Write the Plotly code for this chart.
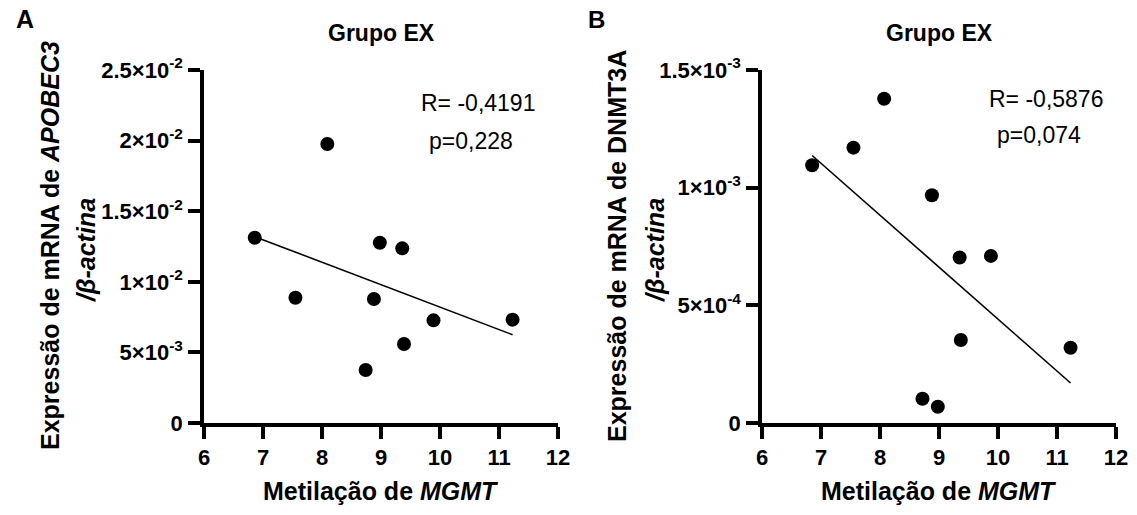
==
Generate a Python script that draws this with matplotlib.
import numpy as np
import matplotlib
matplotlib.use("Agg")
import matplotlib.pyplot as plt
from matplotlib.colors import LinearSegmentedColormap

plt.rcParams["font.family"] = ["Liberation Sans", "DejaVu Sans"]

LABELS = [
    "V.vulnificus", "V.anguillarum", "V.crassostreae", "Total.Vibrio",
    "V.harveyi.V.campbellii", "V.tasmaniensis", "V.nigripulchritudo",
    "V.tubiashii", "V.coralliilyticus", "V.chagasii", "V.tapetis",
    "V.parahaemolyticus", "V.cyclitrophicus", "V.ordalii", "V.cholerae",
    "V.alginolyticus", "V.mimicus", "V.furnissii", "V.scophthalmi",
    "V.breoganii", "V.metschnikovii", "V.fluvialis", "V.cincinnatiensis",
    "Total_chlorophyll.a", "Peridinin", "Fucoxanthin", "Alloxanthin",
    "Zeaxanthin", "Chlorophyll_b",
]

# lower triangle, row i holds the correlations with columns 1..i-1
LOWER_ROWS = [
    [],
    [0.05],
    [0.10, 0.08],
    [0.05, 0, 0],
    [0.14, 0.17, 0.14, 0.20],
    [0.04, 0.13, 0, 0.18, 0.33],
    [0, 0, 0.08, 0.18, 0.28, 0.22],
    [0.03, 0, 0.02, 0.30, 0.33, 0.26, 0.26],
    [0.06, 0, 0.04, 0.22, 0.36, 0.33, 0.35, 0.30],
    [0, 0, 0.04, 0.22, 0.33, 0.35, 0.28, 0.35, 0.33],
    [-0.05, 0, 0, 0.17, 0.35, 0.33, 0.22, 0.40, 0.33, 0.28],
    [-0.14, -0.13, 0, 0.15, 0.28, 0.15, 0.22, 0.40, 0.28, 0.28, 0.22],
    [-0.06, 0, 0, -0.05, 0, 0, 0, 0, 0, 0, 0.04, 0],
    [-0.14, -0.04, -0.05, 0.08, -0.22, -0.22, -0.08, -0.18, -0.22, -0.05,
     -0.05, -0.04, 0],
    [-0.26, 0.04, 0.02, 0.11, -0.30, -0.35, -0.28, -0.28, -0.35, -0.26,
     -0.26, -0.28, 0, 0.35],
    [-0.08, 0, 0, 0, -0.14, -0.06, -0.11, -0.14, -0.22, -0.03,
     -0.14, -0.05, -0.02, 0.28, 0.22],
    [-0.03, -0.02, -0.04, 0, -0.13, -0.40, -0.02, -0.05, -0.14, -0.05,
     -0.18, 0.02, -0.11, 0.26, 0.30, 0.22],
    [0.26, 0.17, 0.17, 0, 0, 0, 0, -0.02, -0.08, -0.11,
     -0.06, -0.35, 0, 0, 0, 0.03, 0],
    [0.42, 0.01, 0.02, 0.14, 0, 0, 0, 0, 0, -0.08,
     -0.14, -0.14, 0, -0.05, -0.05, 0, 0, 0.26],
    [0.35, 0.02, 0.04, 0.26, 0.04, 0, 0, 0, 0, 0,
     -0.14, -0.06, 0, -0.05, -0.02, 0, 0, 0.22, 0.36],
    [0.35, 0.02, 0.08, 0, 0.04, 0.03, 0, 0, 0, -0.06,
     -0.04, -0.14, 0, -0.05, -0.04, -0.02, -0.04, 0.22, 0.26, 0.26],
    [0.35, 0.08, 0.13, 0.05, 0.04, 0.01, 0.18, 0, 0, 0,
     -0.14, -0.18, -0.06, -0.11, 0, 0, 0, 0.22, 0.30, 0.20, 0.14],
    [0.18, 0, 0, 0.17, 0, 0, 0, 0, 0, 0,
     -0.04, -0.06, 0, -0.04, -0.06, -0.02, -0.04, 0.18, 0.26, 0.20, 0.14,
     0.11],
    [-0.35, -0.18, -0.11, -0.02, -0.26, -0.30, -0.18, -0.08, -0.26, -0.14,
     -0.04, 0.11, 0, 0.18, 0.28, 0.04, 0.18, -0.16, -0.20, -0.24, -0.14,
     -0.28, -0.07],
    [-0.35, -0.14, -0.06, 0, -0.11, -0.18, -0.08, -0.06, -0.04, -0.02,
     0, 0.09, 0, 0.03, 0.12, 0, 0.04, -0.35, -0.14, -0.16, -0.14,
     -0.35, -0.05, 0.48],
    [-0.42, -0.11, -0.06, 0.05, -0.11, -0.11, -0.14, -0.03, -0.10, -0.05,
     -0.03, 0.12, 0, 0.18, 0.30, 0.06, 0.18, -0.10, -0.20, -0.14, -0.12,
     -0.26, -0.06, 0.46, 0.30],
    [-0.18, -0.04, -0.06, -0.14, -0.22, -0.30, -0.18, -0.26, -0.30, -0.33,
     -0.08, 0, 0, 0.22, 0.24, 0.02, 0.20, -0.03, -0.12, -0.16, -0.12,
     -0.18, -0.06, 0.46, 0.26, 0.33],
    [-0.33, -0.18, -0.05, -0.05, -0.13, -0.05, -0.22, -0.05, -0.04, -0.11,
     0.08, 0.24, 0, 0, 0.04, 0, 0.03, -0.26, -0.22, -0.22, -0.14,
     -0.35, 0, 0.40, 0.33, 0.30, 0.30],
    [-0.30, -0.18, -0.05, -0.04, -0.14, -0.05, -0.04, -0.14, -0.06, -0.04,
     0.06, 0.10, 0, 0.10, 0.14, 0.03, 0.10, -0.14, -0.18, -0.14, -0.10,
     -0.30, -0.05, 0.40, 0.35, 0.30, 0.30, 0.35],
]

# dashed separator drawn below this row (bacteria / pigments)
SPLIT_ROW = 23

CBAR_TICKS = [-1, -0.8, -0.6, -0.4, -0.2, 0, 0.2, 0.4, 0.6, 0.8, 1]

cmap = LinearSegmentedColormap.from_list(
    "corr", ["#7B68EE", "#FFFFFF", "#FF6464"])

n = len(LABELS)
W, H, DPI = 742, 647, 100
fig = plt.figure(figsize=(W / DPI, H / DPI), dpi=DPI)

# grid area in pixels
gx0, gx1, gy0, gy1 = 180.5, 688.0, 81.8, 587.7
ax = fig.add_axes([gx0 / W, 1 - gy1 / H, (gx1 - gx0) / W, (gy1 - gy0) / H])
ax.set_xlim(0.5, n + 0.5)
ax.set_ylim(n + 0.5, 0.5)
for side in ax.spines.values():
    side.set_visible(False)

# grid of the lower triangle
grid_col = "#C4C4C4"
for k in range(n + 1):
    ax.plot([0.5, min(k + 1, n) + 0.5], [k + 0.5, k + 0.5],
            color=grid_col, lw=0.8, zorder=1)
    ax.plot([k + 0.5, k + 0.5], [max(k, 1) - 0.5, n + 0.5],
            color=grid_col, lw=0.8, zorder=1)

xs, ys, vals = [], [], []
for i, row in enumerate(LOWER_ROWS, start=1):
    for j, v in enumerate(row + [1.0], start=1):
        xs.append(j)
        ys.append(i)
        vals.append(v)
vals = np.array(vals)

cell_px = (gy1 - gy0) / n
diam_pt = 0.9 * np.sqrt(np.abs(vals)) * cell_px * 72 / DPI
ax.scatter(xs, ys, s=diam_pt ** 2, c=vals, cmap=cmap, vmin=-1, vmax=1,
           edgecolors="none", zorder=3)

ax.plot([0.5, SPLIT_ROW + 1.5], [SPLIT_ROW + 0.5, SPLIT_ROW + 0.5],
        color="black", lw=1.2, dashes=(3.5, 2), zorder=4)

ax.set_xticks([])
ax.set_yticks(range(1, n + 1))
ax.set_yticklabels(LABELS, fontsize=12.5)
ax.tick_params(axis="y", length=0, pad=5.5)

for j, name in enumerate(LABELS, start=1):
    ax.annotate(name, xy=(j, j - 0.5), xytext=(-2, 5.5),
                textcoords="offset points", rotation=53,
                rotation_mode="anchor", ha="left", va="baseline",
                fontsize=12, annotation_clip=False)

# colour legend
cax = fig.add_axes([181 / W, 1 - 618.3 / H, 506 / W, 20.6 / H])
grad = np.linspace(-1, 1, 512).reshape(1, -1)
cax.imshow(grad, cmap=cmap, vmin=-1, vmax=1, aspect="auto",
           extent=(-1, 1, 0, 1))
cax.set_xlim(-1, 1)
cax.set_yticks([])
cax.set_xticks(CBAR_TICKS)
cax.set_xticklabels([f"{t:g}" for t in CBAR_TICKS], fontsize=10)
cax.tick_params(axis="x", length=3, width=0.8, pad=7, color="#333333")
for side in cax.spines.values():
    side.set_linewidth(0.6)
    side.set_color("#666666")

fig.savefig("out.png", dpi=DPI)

**STATED EXERCISE**
Select the lines that carry the string "this" and copy them.

**PROBLEM SOLUTION**
Write the Plotly code for this chart.
Generate a Python script that draws this with matplotlib.
# dashed separator drawn below this row (bacteria / pigments)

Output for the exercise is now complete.